▶ WHAT YOU HAVE TO DO
Only the lines from the start of the data through the line containing "const seriesNames = ['Aluminum" should be written out, exactly as they are, with both ends included and the pictures left out.

■ ■ ■

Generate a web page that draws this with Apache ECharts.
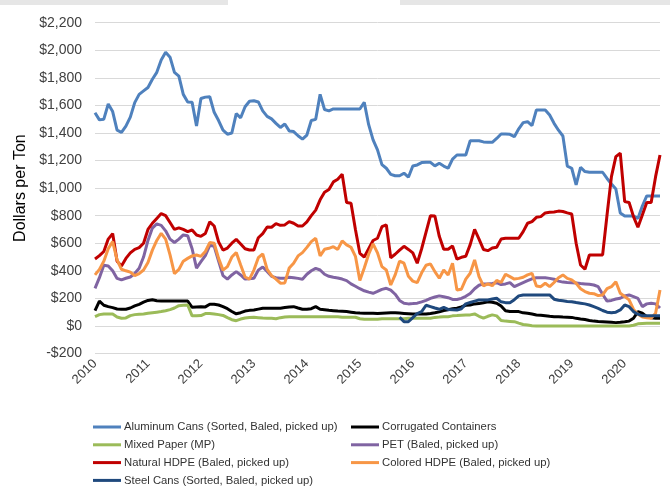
<!DOCTYPE html>
<html><head><meta charset="utf-8">
<script src="https://cdn.jsdelivr.net/npm/echarts@6/dist/echarts.min.js"></script>
<style>html,body{margin:0;padding:0;background:#fff}#c{width:670px;height:491px}</style>
</head><body><div id="c"></div>
<script>
const yearLabels = ['2010','2011','2012','2013','2014','2015','2016','2017','2018','2019','2020'];
const seriesNames = ['Aluminum Cans (Sorted, Baled, picked up)','Corrugated Containers','Mixed Paper (MP)','PET (Baled, picked up)','Natural HDPE (Baled, picked up)','Colored HDPE (Baled, picked up)','Steel Cans (Sorted, Baled, picked up)'];

const aluminum = [
1547,1495,1500,1610,1555,1420,1405,1450,1515,1620,
1680,1705,1730,1790,1840,1930,1985,1950,1840,1813,
1680,1625,1622,1450,1650,1660,1663,1550,1490,1420,
1391,1400,1540,1510,1590,1630,1634,1625,1560,1520,
1502,1470,1440,1465,1415,1410,1380,1355,1385,1490,
1499,1680,1570,1560,1574,1574,1574,1574,1574,1574,
1574,1622,1460,1350,1277,1170,1144,1100,1090,1090,
1108,1079,1160,1168,1185,1187,1187,1161,1180,1160,
1144,1210,1240,1240,1240,1344,1344,1344,1335,1332,
1332,1360,1393,1393,1390,1373,1430,1475,1482,1453,
1567,1567,1567,1530,1470,1420,1378,1160,1144,1023,
1151,1120,1115,1115,1115,1115,1070,1030,994,820,
798,798,798,780,870,943,943,943,943];

const corrugated = [
111,180,150,140,133,123,121,121,130,145,
157,172,185,190,183,181,181,181,181,181,
181,181,135,138,140,138,157,157,152,140,
125,105,88,96,108,113,116,122,128,128,
128,128,128,133,137,140,130,121,121,125,
140,121,118,114,111,108,106,104,100,96,
93,92,92,92,90,92,94,96,95,93,
91,89,87,87,87,87,90,95,102,112,
118,124,128,138,150,152,160,162,168,176,
172,165,145,110,104,104,104,95,92,86,
80,77,74,70,67,66,64,63,62,55,
50,46,40,35,32,30,28,26,24,26,
30,35,56,104,92,67,60,56,56];

const mixedPaper = [
67,82,87,87,87,65,56,58,75,82,
85,87,92,96,100,104,110,118,130,147,
150,152,73,73,75,90,90,87,82,76,
60,45,38,50,58,62,63,60,57,56,
55,52,60,65,67,67,67,67,67,67,
67,67,67,67,67,67,63,63,63,63,
52,48,48,48,48,52,52,52,52,52,
52,56,56,56,56,56,56,62,64,67,
67,73,75,78,80,80,87,70,56,70,
80,73,40,35,33,31,20,10,7,2,
0,0,0,0,0,0,0,0,0,0,
0,0,0,0,0,0,0,0,0,0,
0,0,5,15,18,20,20,20,20];

const pet = [
273,350,440,435,400,345,334,346,355,380,
418,500,620,710,740,730,690,630,605,630,
660,655,560,420,466,510,585,578,470,365,
340,370,394,370,340,343,346,405,428,395,
360,350,346,346,353,350,345,339,375,400,
418,406,375,360,353,348,340,329,305,288,
270,255,245,237,250,265,273,260,230,185,
165,160,162,165,175,186,200,210,218,212,
205,192,192,200,215,235,270,295,305,305,
308,314,300,305,314,285,300,314,328,342,
350,350,350,345,339,325,318,315,314,312,
308,305,302,297,285,230,180,185,195,201,
218,225,213,200,140,160,165,160,130];

const naturalHDPE = [
486,510,540,630,670,470,435,490,530,556,
568,600,700,745,780,815,800,750,700,712,
700,684,696,660,650,670,755,725,610,550,
565,600,628,595,560,551,551,640,670,718,
716,742,730,733,757,745,725,725,755,800,
840,915,970,990,1045,1064,1100,895,890,700,
527,500,560,620,636,720,733,495,520,550,
578,555,530,455,560,680,800,798,650,556,
556,580,484,498,505,590,700,630,555,546,
565,571,630,636,636,636,636,684,745,757,
788,793,820,824,827,833,830,820,812,600,
442,411,515,515,515,515,805,1083,1228,1253,
902,895,793,716,805,895,895,1083,1240];

const coloredHDPE = [
370,410,470,560,612,480,411,400,390,365,
380,406,460,550,620,672,630,515,380,410,
470,490,508,515,505,540,605,600,490,405,
430,500,532,442,355,340,405,495,522,410,
365,340,310,312,420,455,508,532,570,612,
636,508,556,563,575,555,617,588,571,505,
330,420,520,595,530,430,406,297,370,470,
455,360,325,314,385,440,450,394,346,406,
370,455,261,266,340,382,479,358,290,305,
292,330,315,375,358,340,345,353,370,382,
290,285,310,285,315,350,370,345,334,310,
270,249,237,234,220,225,270,285,321,237,
213,189,120,85,65,60,56,92,261];

const steelCans = [
null,null,null,null,null,null,null,null,null,null,
null,null,null,null,null,null,null,null,null,null,
null,null,null,null,null,null,null,null,null,null,
null,null,null,null,null,null,null,null,null,null,
null,null,null,null,null,null,null,null,null,null,
null,null,null,null,null,null,null,null,null,null,
null,null,null,null,null,null,null,null,null,63,
31,31,60,90,104,150,140,130,121,135,
120,118,116,125,160,170,180,189,189,189,
195,201,175,169,169,190,218,225,225,225,
225,225,225,225,194,186,182,178,176,170,
165,160,152,140,128,112,100,96,100,116,
152,140,104,85,73,73,73,73,73];

const months = [];
yearLabels.forEach(y => { for (let m = 1; m <= 12; m++) months.push(y + '-' + (m < 10 ? '0' + m : m)); });
const categories = months.slice(0, aluminum.length);

const colors = ['#4F81BD','#000000','#9BBB59','#8064A2','#C00000','#F79646','#1F497D'];
const allData = [aluminum, corrugated, mixedPaper, pet, naturalHDPE, coloredHDPE, steelCans];

const chart = echarts.init(document.getElementById('c'), null, {renderer: 'canvas'});
const legendText = {fontFamily: 'Liberation Sans, Arial, sans-serif', fontSize: 11.3, color: '#333333', lineHeight: 14, padding: [0, 0, 0, -2]};
chart.setOption({
  animation: false,
  color: colors,
  graphic: [
    {type: 'rect', shape: {x: 0, y: 0, width: 670, height: 5}, style: {fill: '#e6e6e6'}},
    {type: 'rect', shape: {x: 228, y: 0, width: 172, height: 5}, style: {fill: '#ffffff'}}
  ],
  grid: {left: 95, right: 10, top: 22.7, bottom: 137.5},
  legend: [
    {data: [seriesNames[0], seriesNames[2], seriesNames[4], seriesNames[6]], orient: 'vertical', left: 93, top: 420,
     icon: 'rect', itemWidth: 28, itemHeight: 3, itemGap: 3.8, textStyle: legendText, padding: 0},
    {data: [seriesNames[1], seriesNames[3], seriesNames[5]], orient: 'vertical', left: 351, top: 420,
     icon: 'rect', itemWidth: 28, itemHeight: 3, itemGap: 3.8, textStyle: legendText, padding: 0}
  ],
  xAxis: {
    type: 'category', data: categories, boundaryGap: false,
    axisLine: {show: false}, axisTick: {show: false},
    axisLabel: {
      interval: (idx, val) => val.endsWith('-01'),
      formatter: (val) => val.slice(0, 4),
      rotate: 45, margin: 8, fontSize: 13, color: '#404040',
      fontFamily: 'Liberation Sans, Arial, sans-serif'
    },
    splitLine: {show: false}
  },
  yAxis: {
    type: 'value', min: -200, max: 2200, interval: 200,
    name: 'Dollars per Ton', nameLocation: 'middle', nameGap: 64, nameRotate: 90,
    nameTextStyle: {fontSize: 16, color: '#000', fontFamily: 'Liberation Sans, Arial, sans-serif'},
    axisLine: {show: false}, axisTick: {show: false},
    axisLabel: {
      margin: 13, fontSize: 14, color: '#404040', fontFamily: 'Liberation Sans, Arial, sans-serif',
      formatter: v => (v < 0 ? '-$' : '$') + Math.abs(v).toLocaleString('en-US')
    },
    splitLine: {lineStyle: {color: '#d9d9d9', width: 1}}
  },
  series: seriesNames.map((n, i) => ({
    name: n, type: 'line', data: allData[i], showSymbol: false, symbol: 'none',
    lineStyle: {width: 3, color: colors[i]}, itemStyle: {color: colors[i]}
  }))
});
</script></body></html>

■ ■ ■

▶ FULL ANSWER
Generate a web page that draws this with Apache ECharts.
<!DOCTYPE html>
<html><head><meta charset="utf-8">
<script src="https://cdn.jsdelivr.net/npm/echarts@6/dist/echarts.min.js"></script>
<style>html,body{margin:0;padding:0;background:#fff}#c{width:670px;height:491px}</style>
</head><body><div id="c"></div>
<script>
const yearLabels = ['2010','2011','2012','2013','2014','2015','2016','2017','2018','2019','2020'];
const seriesNames = ['Aluminum Cans (Sorted, Baled, picked up)','Corrugated Containers','Mixed Paper (MP)','PET (Baled, picked up)','Natural HDPE (Baled, picked up)','Colored HDPE (Baled, picked up)','Steel Cans (Sorted, Baled, picked up)'];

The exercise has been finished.